#### [DIRECTIONS]
Transcribe every line exactly. Leave the pictures behind.

#### [GIVEN MATERIAL]

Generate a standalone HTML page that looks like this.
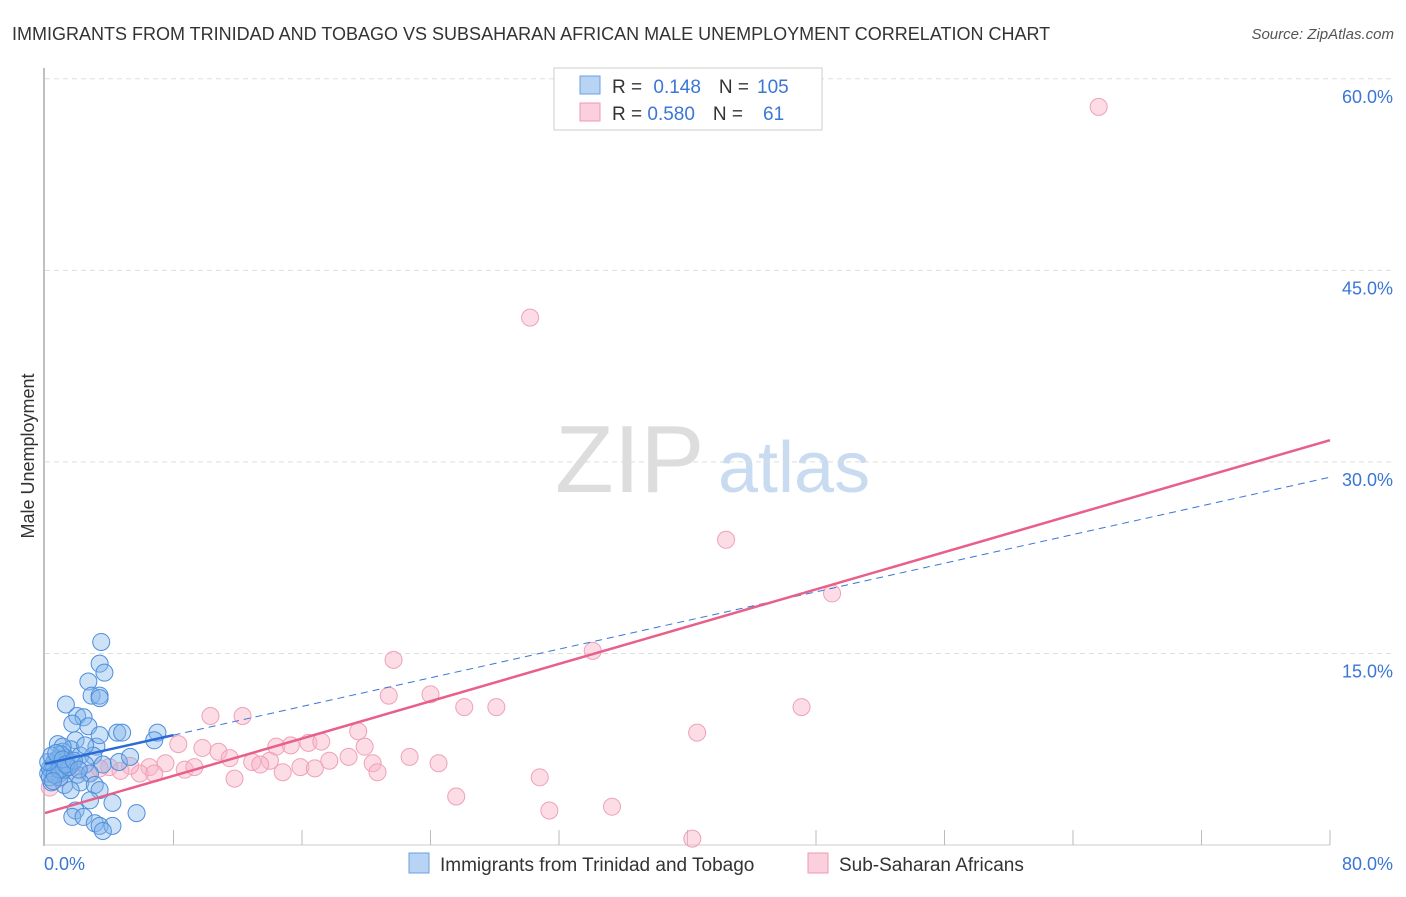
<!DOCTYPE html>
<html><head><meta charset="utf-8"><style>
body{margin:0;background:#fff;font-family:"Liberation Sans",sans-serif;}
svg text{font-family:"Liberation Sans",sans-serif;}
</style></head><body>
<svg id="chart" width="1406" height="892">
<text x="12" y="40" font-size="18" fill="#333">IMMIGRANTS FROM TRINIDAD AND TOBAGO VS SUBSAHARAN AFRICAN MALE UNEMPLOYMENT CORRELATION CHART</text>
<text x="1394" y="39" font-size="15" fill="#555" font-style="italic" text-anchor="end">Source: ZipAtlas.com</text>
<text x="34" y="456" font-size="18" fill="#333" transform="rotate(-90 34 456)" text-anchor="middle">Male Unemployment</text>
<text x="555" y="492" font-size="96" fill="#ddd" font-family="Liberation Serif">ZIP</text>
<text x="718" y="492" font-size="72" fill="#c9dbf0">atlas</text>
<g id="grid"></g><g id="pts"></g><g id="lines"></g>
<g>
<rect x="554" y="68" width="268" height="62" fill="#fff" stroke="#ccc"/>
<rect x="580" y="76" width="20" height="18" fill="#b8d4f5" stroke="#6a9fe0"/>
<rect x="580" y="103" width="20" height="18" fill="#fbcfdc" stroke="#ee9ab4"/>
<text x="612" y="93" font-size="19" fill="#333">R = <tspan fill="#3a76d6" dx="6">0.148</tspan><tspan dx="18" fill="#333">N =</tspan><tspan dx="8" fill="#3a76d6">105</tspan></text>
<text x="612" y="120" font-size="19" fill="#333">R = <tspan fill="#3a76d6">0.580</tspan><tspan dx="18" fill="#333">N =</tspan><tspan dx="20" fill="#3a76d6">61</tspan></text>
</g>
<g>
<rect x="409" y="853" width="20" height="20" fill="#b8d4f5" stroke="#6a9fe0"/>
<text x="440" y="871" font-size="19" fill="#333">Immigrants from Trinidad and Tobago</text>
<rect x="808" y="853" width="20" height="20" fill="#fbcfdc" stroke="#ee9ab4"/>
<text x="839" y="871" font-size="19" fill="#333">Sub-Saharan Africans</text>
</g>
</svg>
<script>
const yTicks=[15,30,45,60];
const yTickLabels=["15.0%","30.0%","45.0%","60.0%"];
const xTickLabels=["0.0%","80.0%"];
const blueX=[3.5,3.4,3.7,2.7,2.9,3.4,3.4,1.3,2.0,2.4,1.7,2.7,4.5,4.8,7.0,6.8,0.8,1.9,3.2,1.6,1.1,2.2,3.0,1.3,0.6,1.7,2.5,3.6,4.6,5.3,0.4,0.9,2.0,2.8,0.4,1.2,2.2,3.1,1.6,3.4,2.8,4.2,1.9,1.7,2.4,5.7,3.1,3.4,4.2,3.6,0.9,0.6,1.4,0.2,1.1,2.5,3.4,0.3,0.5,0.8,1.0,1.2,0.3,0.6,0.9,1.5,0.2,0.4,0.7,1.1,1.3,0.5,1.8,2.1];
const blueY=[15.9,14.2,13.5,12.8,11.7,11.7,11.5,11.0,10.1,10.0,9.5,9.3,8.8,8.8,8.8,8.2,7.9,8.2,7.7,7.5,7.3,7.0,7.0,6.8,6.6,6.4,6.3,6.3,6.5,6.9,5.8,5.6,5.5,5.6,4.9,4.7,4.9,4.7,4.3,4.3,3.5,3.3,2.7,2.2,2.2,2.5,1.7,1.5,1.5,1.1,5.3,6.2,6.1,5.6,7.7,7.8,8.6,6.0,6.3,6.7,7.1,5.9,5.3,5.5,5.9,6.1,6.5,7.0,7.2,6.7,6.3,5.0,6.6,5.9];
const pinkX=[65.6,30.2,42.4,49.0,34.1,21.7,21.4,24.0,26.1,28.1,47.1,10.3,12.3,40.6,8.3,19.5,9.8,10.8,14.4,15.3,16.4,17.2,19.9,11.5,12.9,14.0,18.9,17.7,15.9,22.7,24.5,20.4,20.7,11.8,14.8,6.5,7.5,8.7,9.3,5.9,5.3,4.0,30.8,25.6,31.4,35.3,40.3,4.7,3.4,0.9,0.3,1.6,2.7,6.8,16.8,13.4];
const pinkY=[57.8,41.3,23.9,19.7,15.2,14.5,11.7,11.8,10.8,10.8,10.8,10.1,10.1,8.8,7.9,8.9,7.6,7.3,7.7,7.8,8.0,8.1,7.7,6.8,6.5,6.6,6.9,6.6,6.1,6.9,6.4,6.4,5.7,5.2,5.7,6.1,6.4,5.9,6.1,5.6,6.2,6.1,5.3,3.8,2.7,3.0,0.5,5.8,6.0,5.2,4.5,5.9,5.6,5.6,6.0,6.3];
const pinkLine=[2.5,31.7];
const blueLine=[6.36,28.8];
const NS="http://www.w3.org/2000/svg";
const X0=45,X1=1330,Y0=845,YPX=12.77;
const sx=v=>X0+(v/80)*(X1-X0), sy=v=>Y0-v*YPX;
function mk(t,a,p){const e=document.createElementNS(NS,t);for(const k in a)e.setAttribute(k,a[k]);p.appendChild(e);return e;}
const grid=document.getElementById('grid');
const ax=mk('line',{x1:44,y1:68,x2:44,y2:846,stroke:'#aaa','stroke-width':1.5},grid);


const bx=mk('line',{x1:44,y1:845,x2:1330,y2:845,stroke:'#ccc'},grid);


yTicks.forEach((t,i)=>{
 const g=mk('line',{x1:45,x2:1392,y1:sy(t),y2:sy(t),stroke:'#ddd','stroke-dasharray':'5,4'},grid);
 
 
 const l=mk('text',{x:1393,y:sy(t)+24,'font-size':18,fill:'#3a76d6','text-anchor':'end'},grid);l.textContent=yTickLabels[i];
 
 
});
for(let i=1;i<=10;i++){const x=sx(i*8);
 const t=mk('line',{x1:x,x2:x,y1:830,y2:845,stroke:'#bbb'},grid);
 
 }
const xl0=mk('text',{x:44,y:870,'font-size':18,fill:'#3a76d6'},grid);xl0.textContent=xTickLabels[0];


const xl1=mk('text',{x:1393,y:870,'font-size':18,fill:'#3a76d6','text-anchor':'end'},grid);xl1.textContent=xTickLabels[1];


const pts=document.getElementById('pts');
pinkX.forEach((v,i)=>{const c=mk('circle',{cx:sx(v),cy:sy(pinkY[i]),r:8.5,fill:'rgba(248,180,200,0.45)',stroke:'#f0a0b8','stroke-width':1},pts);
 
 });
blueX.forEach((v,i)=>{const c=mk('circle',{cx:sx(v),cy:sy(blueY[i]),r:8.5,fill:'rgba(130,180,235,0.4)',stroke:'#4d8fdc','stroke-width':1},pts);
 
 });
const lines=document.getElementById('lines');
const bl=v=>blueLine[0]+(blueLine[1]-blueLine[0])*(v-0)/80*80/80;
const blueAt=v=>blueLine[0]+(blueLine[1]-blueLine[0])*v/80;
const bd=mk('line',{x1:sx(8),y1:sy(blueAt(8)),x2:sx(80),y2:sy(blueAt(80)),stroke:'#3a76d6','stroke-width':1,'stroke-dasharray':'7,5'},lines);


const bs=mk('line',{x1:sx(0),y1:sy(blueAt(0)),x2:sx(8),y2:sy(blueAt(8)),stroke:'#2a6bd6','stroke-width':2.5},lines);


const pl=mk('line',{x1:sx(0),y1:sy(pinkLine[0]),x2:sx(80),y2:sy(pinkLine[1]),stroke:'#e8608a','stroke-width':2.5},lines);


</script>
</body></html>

#### [FINAL RESULT]
Generate a standalone HTML page that looks like this.
<!DOCTYPE html>
<html><head><meta charset="utf-8"><style>
body{margin:0;background:#fff;font-family:"Liberation Sans",sans-serif;}
svg text{font-family:"Liberation Sans",sans-serif;}
</style></head><body>
<svg id="chart" width="1406" height="892">
<text x="12" y="40" font-size="18" fill="#333">IMMIGRANTS FROM TRINIDAD AND TOBAGO VS SUBSAHARAN AFRICAN MALE UNEMPLOYMENT CORRELATION CHART</text>
<text x="1394" y="39" font-size="15" fill="#555" font-style="italic" text-anchor="end">Source: ZipAtlas.com</text>
<text x="34" y="456" font-size="18" fill="#333" transform="rotate(-90 34 456)" text-anchor="middle">Male Unemployment</text>
<text x="555" y="492" font-size="96" fill="#ddd" font-family="Liberation Serif">ZIP</text>
<text x="718" y="492" font-size="72" fill="#c9dbf0">atlas</text>
<g id="grid"></g><g id="pts"></g><g id="lines"></g>
<g>
<rect x="554" y="68" width="268" height="62" fill="#fff" stroke="#ccc"/>
<rect x="580" y="76" width="20" height="18" fill="#b8d4f5" stroke="#6a9fe0"/>
<rect x="580" y="103" width="20" height="18" fill="#fbcfdc" stroke="#ee9ab4"/>
<text x="612" y="93" font-size="19" fill="#333">R = <tspan fill="#3a76d6" dx="6">0.148</tspan><tspan dx="18" fill="#333">N =</tspan><tspan dx="8" fill="#3a76d6">105</tspan></text>
<text x="612" y="120" font-size="19" fill="#333">R = <tspan fill="#3a76d6">0.580</tspan><tspan dx="18" fill="#333">N =</tspan><tspan dx="20" fill="#3a76d6">61</tspan></text>
</g>
<g>
<rect x="409" y="853" width="20" height="20" fill="#b8d4f5" stroke="#6a9fe0"/>
<text x="440" y="871" font-size="19" fill="#333">Immigrants from Trinidad and Tobago</text>
<rect x="808" y="853" width="20" height="20" fill="#fbcfdc" stroke="#ee9ab4"/>
<text x="839" y="871" font-size="19" fill="#333">Sub-Saharan Africans</text>
</g>
</svg>
<script>
const yTicks=[15,30,45,60];
const yTickLabels=["15.0%","30.0%","45.0%","60.0%"];
const xTickLabels=["0.0%","80.0%"];
const blueX=[3.5,3.4,3.7,2.7,2.9,3.4,3.4,1.3,2.0,2.4,1.7,2.7,4.5,4.8,7.0,6.8,0.8,1.9,3.2,1.6,1.1,2.2,3.0,1.3,0.6,1.7,2.5,3.6,4.6,5.3,0.4,0.9,2.0,2.8,0.4,1.2,2.2,3.1,1.6,3.4,2.8,4.2,1.9,1.7,2.4,5.7,3.1,3.4,4.2,3.6,0.9,0.6,1.4,0.2,1.1,2.5,3.4,0.3,0.5,0.8,1.0,1.2,0.3,0.6,0.9,1.5,0.2,0.4,0.7,1.1,1.3,0.5,1.8,2.1];
const blueY=[15.9,14.2,13.5,12.8,11.7,11.7,11.5,11.0,10.1,10.0,9.5,9.3,8.8,8.8,8.8,8.2,7.9,8.2,7.7,7.5,7.3,7.0,7.0,6.8,6.6,6.4,6.3,6.3,6.5,6.9,5.8,5.6,5.5,5.6,4.9,4.7,4.9,4.7,4.3,4.3,3.5,3.3,2.7,2.2,2.2,2.5,1.7,1.5,1.5,1.1,5.3,6.2,6.1,5.6,7.7,7.8,8.6,6.0,6.3,6.7,7.1,5.9,5.3,5.5,5.9,6.1,6.5,7.0,7.2,6.7,6.3,5.0,6.6,5.9];
const pinkX=[65.6,30.2,42.4,49.0,34.1,21.7,21.4,24.0,26.1,28.1,47.1,10.3,12.3,40.6,8.3,19.5,9.8,10.8,14.4,15.3,16.4,17.2,19.9,11.5,12.9,14.0,18.9,17.7,15.9,22.7,24.5,20.4,20.7,11.8,14.8,6.5,7.5,8.7,9.3,5.9,5.3,4.0,30.8,25.6,31.4,35.3,40.3,4.7,3.4,0.9,0.3,1.6,2.7,6.8,16.8,13.4];
const pinkY=[57.8,41.3,23.9,19.7,15.2,14.5,11.7,11.8,10.8,10.8,10.8,10.1,10.1,8.8,7.9,8.9,7.6,7.3,7.7,7.8,8.0,8.1,7.7,6.8,6.5,6.6,6.9,6.6,6.1,6.9,6.4,6.4,5.7,5.2,5.7,6.1,6.4,5.9,6.1,5.6,6.2,6.1,5.3,3.8,2.7,3.0,0.5,5.8,6.0,5.2,4.5,5.9,5.6,5.6,6.0,6.3];
const pinkLine=[2.5,31.7];
const blueLine=[6.36,28.8];
const NS="http://www.w3.org/2000/svg";
const X0=45,X1=1330,Y0=845,YPX=12.77;
const sx=v=>X0+(v/80)*(X1-X0), sy=v=>Y0-v*YPX;
function mk(t,a,p){const e=document.createElementNS(NS,t);for(const k in a)e.setAttribute(k,a[k]);p.appendChild(e);return e;}
const grid=document.getElementById('grid');
const ax=mk('line',{x1:44,y1:68,x2:44,y2:846,stroke:'#aaa','stroke-width':1.5},grid);


const bx=mk('line',{x1:44,y1:845,x2:1330,y2:845,stroke:'#ccc'},grid);


yTicks.forEach((t,i)=>{
 const g=mk('line',{x1:45,x2:1392,y1:sy(t),y2:sy(t),stroke:'#ddd','stroke-dasharray':'5,4'},grid);
 
 
 const l=mk('text',{x:1393,y:sy(t)+24,'font-size':18,fill:'#3a76d6','text-anchor':'end'},grid);l.textContent=yTickLabels[i];
 
 
});
for(let i=1;i<=10;i++){const x=sx(i*8);
 const t=mk('line',{x1:x,x2:x,y1:830,y2:845,stroke:'#bbb'},grid);
 
 }
const xl0=mk('text',{x:44,y:870,'font-size':18,fill:'#3a76d6'},grid);xl0.textContent=xTickLabels[0];


const xl1=mk('text',{x:1393,y:870,'font-size':18,fill:'#3a76d6','text-anchor':'end'},grid);xl1.textContent=xTickLabels[1];


const pts=document.getElementById('pts');
pinkX.forEach((v,i)=>{const c=mk('circle',{cx:sx(v),cy:sy(pinkY[i]),r:8.5,fill:'rgba(248,180,200,0.45)',stroke:'#f0a0b8','stroke-width':1},pts);
 
 });
blueX.forEach((v,i)=>{const c=mk('circle',{cx:sx(v),cy:sy(blueY[i]),r:8.5,fill:'rgba(130,180,235,0.4)',stroke:'#4d8fdc','stroke-width':1},pts);
 
 });
const lines=document.getElementById('lines');
const bl=v=>blueLine[0]+(blueLine[1]-blueLine[0])*(v-0)/80*80/80;
const blueAt=v=>blueLine[0]+(blueLine[1]-blueLine[0])*v/80;
const bd=mk('line',{x1:sx(8),y1:sy(blueAt(8)),x2:sx(80),y2:sy(blueAt(80)),stroke:'#3a76d6','stroke-width':1,'stroke-dasharray':'7,5'},lines);


const bs=mk('line',{x1:sx(0),y1:sy(blueAt(0)),x2:sx(8),y2:sy(blueAt(8)),stroke:'#2a6bd6','stroke-width':2.5},lines);


const pl=mk('line',{x1:sx(0),y1:sy(pinkLine[0]),x2:sx(80),y2:sy(pinkLine[1]),stroke:'#e8608a','stroke-width':2.5},lines);


</script>
</body></html>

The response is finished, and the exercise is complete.